= Poetry Central =

Performance poetry collective

Poetry Central was a loose collection of performance poets and audiences in the area of Rochester, N.Y. Performances and readings were presented publicly under its sponsorship from about 1972 to about 1986, originally at the First Unitarian Universalist Church on Clinton Avenue, although there were some long periods when the collective was unable to find a space for presentation of these readings.

==Activities==
The group was originally formed by nationally recognized poet and museum arts teacher James Lavilla-Havelin. The regular contributors to this collective included William Pruitt, Diane Baum; David Shevin, David Michael Nixon, Bobby Johnson, Wally Butts, and Joe M. Connelly. Poets reading at spaces provided by this collective included Anne Waldman; Michael McClure; Gregory Corso; Robert Creeley; Gary Snyder; Diane Wakoski; Robert Bly; and occasionally fiction writers would appear as well, such as award-winning mystery writer Edward D. Hoch; as well as regionally known writers from the western N.Y. area, such as Buffalo playwright Emanuel Fried.

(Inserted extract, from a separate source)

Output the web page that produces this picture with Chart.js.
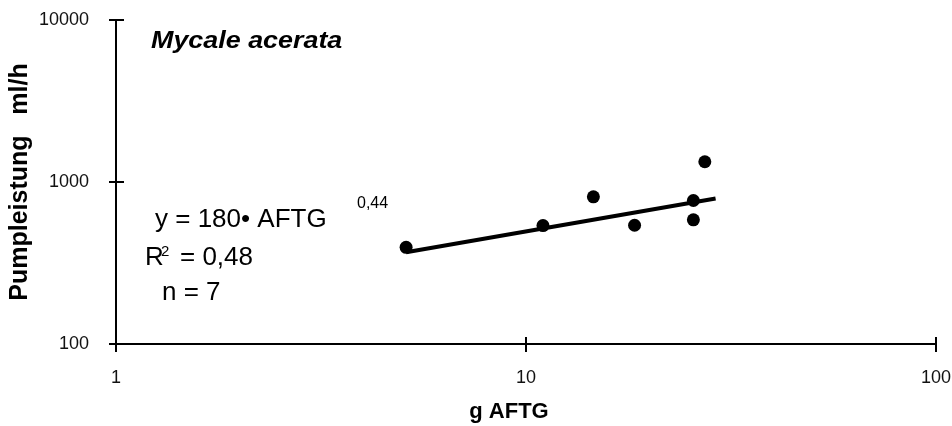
<!DOCTYPE html>
<html>
<head>
<meta charset="utf-8">
<title>Mycale acerata</title>
<script src="https://cdn.jsdelivr.net/npm/chart.js@4.4.1/dist/chart.umd.min.js"></script>
<style>
  html, body { margin: 0; padding: 0; background: #fff; }
  #wrap { width: 952px; height: 426px; }
</style>
</head>
<body>
<div id="wrap"><canvas id="chart" width="952" height="426"></canvas></div>
<script>
// measured sponges: dry ash-free mass (g) and pumping rate (ml/h)
const massAftg = [5.1, 11.0, 14.6, 18.4, 25.6, 25.6, 27.3];
const pumpRate = [395, 538, 810, 541, 769, 584, 1333];

// power-law fit y = a * x^b, drawn over the sampled mass range
const fitA = 180;
const fitB = 0.44;
const fitRange = [5.1, 29];

const xTicks = [1, 10, 100];
const yTicks = [100, 1000, 10000];

const FONT = "'Liberation Sans', Arial, Helvetica, sans-serif";

const points = massAftg.map((x, i) => ({ x, y: pumpRate[i] }));
const fitLine = fitRange.map((x) => ({ x, y: fitA * Math.pow(x, fitB) }));

// no extra room for overhanging edge labels, keep the plot box fixed
const noOverhang = (scale) => {
  scale.paddingTop = 0;
  scale.paddingBottom = 0;
  scale.paddingLeft = 0;
  scale.paddingRight = 0;
};

// crossing tick marks, species name, equation block and x title
const annotations = {
  id: 'annotations',
  afterDraw(chart) {
    const { ctx, chartArea, scales } = chart;
    const { left, bottom } = chartArea;
    ctx.save();
    ctx.strokeStyle = '#000';
    ctx.lineWidth = 2;
    ctx.beginPath();
    yTicks.forEach((v) => {
      const y = Math.round(scales.y.getPixelForValue(v));
      ctx.moveTo(left - 7, y);
      ctx.lineTo(left + 8, y);
    });
    xTicks.forEach((v) => {
      const x = Math.round(scales.x.getPixelForValue(v));
      ctx.moveTo(x, bottom - 7);
      ctx.lineTo(x, bottom + 8);
    });
    ctx.stroke();

    ctx.fillStyle = '#000';
    ctx.textBaseline = 'alphabetic';
    ctx.textAlign = 'left';

    ctx.save();
    ctx.font = `italic bold 24px ${FONT}`;
    ctx.translate(151, 48);
    ctx.scale(1.12, 1);
    ctx.fillText('Mycale acerata', 0, 0);
    ctx.restore();

    ctx.font = `26px ${FONT}`;
    ctx.fillText('y = 180\u2022 AFTG', 155, 227);
    ctx.fillText('R', 145, 265);
    ctx.fillText('= 0,48', 180, 265);
    ctx.fillText('n = 7', 162, 300);

    ctx.font = `16px ${FONT}`;
    ctx.fillText('0,44', 357, 208);
    ctx.font = `15px ${FONT}`;
    ctx.fillText('2', 161, 256);

    ctx.font = `bold 22px ${FONT}`;
    ctx.textAlign = 'center';
    ctx.fillText('g AFTG', 509, 418);
    ctx.restore();
  }
};

new Chart(document.getElementById('chart'), {
  data: {
    datasets: [
      {
        type: 'scatter',
        data: points,
        pointRadius: 6.5,
        pointHoverRadius: 6.5,
        pointBackgroundColor: '#000',
        pointBorderWidth: 0
      },
      {
        type: 'line',
        data: fitLine,
        borderColor: '#000',
        borderWidth: 4,
        pointRadius: 0,
        fill: false
      }
    ]
  },
  options: {
    responsive: false,
    animation: false,
    layout: { padding: { top: 20, right: 16, left: 0, bottom: 0 } },
    plugins: { legend: { display: false }, tooltip: { enabled: false } },
    scales: {
      x: {
        type: 'logarithmic',
        min: 1,
        max: 100,
        afterBuildTicks: (scale) => { scale.ticks = xTicks.map((value) => ({ value })); },
        afterFit: (scale) => { scale.height = 82; noOverhang(scale); },
        grid: { display: false, drawTicks: false },
        border: { display: true, color: '#000', width: 2 },
        ticks: {
          autoSkip: false,
          maxRotation: 0,
          padding: 23,
          color: '#111',
          font: { family: FONT, size: 18 },
          callback: (v) => String(v)
        }
      },
      y: {
        type: 'logarithmic',
        min: 100,
        max: 10000,
        afterBuildTicks: (scale) => { scale.ticks = yTicks.map((value) => ({ value })); },
        afterFit: (scale) => { scale.width = 116; noOverhang(scale); },
        grid: { display: false, drawTicks: false },
        border: { display: true, color: '#000', width: 2 },
        title: {
          display: true,
          text: 'Pumpleistung   ml/h',
          color: '#000',
          font: { family: FONT, size: 25, weight: 'bold' },
          padding: { top: 5, bottom: 0 }
        },
        ticks: {
          padding: 27,
          color: '#111',
          font: { family: FONT, size: 18 },
          callback: (v) => String(v)
        }
      }
    }
  },
  plugins: [annotations]
});
</script>
</body>
</html>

The collective was well known for providing the Rochester area with a stage for open readings, where writers of every kind could present their work in recital to the public. Activities also included sponsorship for readings and the teaching of writing poetry in public schools; support for publications by local authors; introduction of poetry readings in local bars and coffee-houses; the occasional public-access television broadcast of readings; placement of poetry on sign-cards in high-profile public places, such as bus-stops; attempts to network with similar collectives in other cities; and release of the Poetry Central Newsletter.

==Context==
The collective was heavily influenced by the poetics of the Beat Generation, and by the poetics that developed out of that movement, spreading throughout the so-called 'cultural revolution' of the 1960s. However, money was always tight, and contributor personalities occasionally clashed; but the collective really began to fall apart during the presidency of Ronald Reagan, when the culture and general tenor of American life began to drift seriously right-ward. Since Poetry Central represented a democratic approach to poetics, community interest in the collective dwindled as Americans re-defined themselves as essentially selfish and profit-driven, and unconcerned with the content or outcome of cultural conflict. By the mid-1990s, American poetry as a viable mode of cultural change and exchange had been disempowered. Poetry itself continues; but regardless of the need for collectives such as Poetry Central, the will does not appear to be there, in many areas of America, including western N.Y.

Although few of the original contributors to Poetry Central remain in the Rochester area, and their continuing poetic activity is largely unknown, Poetry Central does appear to have left a legacy of hope for writers in the Rochester area, as a moment when poets came together and defined themselves, without surrender to cultural definitions surrounding them.